12.3 The Committee shall have access to sufficient resources and timely training in order to carry out its duties, including access to Group Secretariat for assistance as required.
12.4 The Committee shall be provided with appropriate and timely training, both in the form of an induction programmes for new members and an ongoing basis for all members.
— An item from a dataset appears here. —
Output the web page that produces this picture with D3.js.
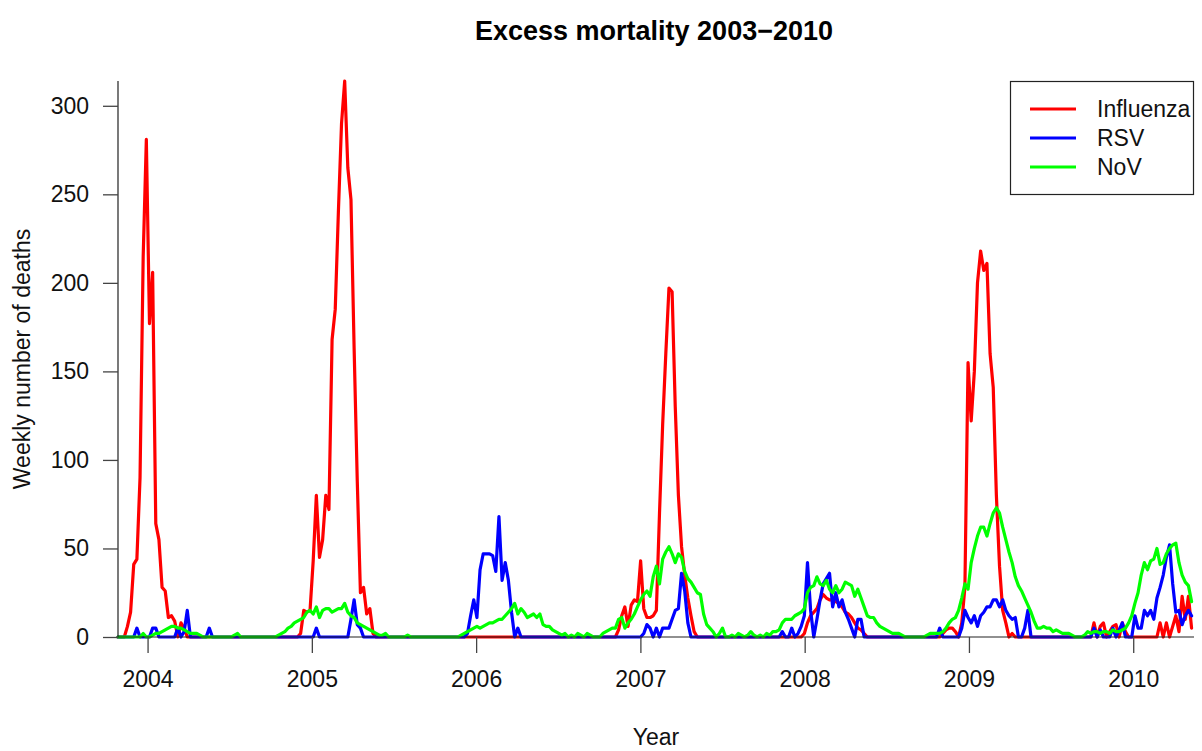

13. Duties The Committee shall carry out the duties outlined below:
13.1 review annually reports from the Trustees, mamagement and external advisers on the Scheme's goals and objectives, financial position, investment performance, administration levels, economic conditions and other activities;
13.2 ensure regular meetings are held with the Trustees and report to the Board on any significant outcomes of those meetings;
13.3 review at least once a year the goals and objectives, liability and investment performance of the Trustees;
13.4 empower the relevant executive to conduct discussions with the Trustees on behalf of the Group;
13.5 on behalf of the Board (after consultation with the Chairman and on the recommendation of management), the appointment, reappointment, removal, period of appointment and remuneration of the Trustees, in accordance with the Scheme Rules;
13.6 take steps, as deemed necessary, to protect the assets of the Schemes from increases in liability which might prejudice its long term sustainability;
13.7 agree the assumptions to be used by the Trustees relating to investment decisions, and provide the Group's opinion and feedback on the Trustees' Statement of Investment Principles (SIP);
13.8 agree the assumptions to be used by the Trustees relating to funding valuations, and provide the Group's opinion and feedback on the Trustees' Statement of Funding Principles (SFP);
13.9 review major policy, regulatory, legislative, accounting reporting, industrial relations and Government isues impacting the Schemes when necessary, at the request of management or any member of the Pension Committee; and
13.10 recommend the appointment of pension advisers and consultants and agree their remuneration.